Interest Rate Roundup

Monday, November 06, 2006

Changes afoot in the rental market

I've been blogging and writing about conditions in the apartment/rental market on occasion. Conventional wisdom holds that the weak housing market is a boon for rentals. You have to live somewhere, and if you can't afford a house or don't want to buy a house, you have to rent. Ergo, buy apartment REIT stocks. Most of them have had a stellar 2006, rising 40% or more.

For a while, the market did get tighter. One reason: Many apartment complexes went condo -- depressing the supply of available rentals and driving rents up. But now, thousands of the apartments that were converted to condos are being RE-converted to rentals.

On top of that, the national housing vacancy rate is surging. The homeonwer vacancy rate hit 2.5% in Q3, the highest level ever. And the rental vacancy rate climbed to 9.9%, up from 9.6% in Q2 and 9.5% in Q1. As more stuck flippers realize they can't sell, and start trying to rent instead, you can bet MORE rental supply is going to hit the market.

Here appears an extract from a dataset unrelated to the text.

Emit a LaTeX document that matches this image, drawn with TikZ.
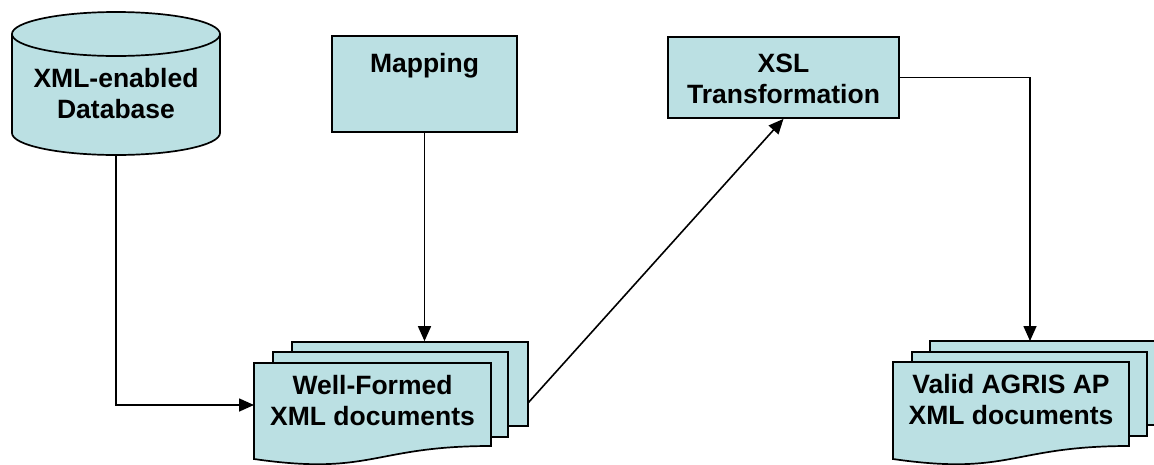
\documentclass[tikz,border=0pt]{standalone}
\usepackage{fontspec}
\setmainfont{Liberation Sans}
\usetikzlibrary{arrows.meta}
\definecolor{boxfill}{HTML}{BBE0E3}
\begin{document}
\begin{tikzpicture}[x=1pt,y=1pt,
  shapefill/.style={fill=boxfill,draw=black,line width=1.7pt},
  lbl/.style={font=\bfseries\fontsize{26.5}{31}\selectfont,align=center,inner sep=0pt},
  conn/.style={line width=1.6pt,-{Triangle[length=15pt,width=13pt]}}]
\useasboundingbox (0,0) rectangle (1154,-464);
\clip (0,0) rectangle (1154,-464);

% ---- database cylinder ----
\path[shapefill] (12,-34) -- (12,-133)
  arc[start angle=180,end angle=360,x radius=104pt,y radius=22pt]
  -- (220,-34)
  arc[start angle=0,end angle=180,x radius=104pt,y radius=22pt] -- cycle;
\draw[line width=1.7pt] (12,-34) arc[start angle=180,end angle=360,x radius=104pt,y radius=22pt];
\node[minimum width=208pt,minimum height=144pt,inner sep=0pt] (db) at (116,-84) {};
\node[lbl,anchor=base] (dbtext) at (116,-118) {XML-enabled\\Database};

% ---- mapping ----
\node[shapefill,minimum width=185pt,minimum height=96pt,inner sep=0pt] (map) at (424.5,-84) {};
\node[lbl,anchor=base] (maptext) at (424.5,-72) {Mapping};

% ---- XSL ----
\node[shapefill,minimum width=231pt,minimum height=81pt,inner sep=0pt] (xsl) at (783.5,-77.5) {};
\node[lbl,anchor=base] (xsltext) at (783.5,-103) {XSL\\Transformation};

% ---- well-formed documents ----
\node[shapefill,minimum width=236pt,minimum height=84pt,inner sep=0pt] (wf3) at (410,-384) {};
\node[shapefill,minimum width=235pt,minimum height=85pt,inner sep=0pt] (wf2) at (390.5,-394.5) {};
\path[shapefill] (254,-363) -- (491,-363) -- (491,-446)
  .. controls (372.5,-446) and (372.5,-476) .. (254,-459) -- cycle;
\node[lbl,anchor=base] (wf) at (372.5,-425) {Well-Formed\\XML documents};

% ---- valid documents ----
\node[shapefill,minimum width=236pt,minimum height=84pt,inner sep=0pt] (va3) at (1048,-383) {};
\node[shapefill,minimum width=235pt,minimum height=84pt,inner sep=0pt] (va2) at (1029.5,-394) {};
\path[shapefill] (893,-362) -- (1129,-362) -- (1129,-446)
  .. controls (1011,-446) and (1011,-476) .. (893,-459) -- cycle;
\node[lbl,anchor=base] (va) at (1011,-424) {Valid AGRIS AP\\XML documents};

% ---- connectors ----
\coordinate (wfin) at (254,-405);
\coordinate (wfout) at (528,-403);
\coordinate (vain) at (1030,-341);
\draw[conn] (db.south) |- (wfin);
\draw[conn] (map.south) -- (map.south |- wf3.north);
\draw[conn] (wfout) -- (xsl.south);
\draw[conn] (xsl.east) -| (vain);
\end{tikzpicture}
\end{document}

Lastly, the National Multi Housing council just released its latest quarter index of market conditions. This index tabulates market tightness, the ease of obtaining equity or debt financing to buy or build apartment complexes, and apartment sales volume.

The sub-index of market tightness is the most important, with regard to where rents are headed. And wouldn't you know? It plunged in October -- to 70 from 85 in July. The October reading is the lowest since January 2005. The percentage of respondents saying market conditions are looser than three months ago shot up to 14% from just 6% in July and 2% in October 2005.

My take: The rental market WAS tight. It's getting looser. If the economy weakens, and/or more home sellers become reluctant landlords, it'll get looser still.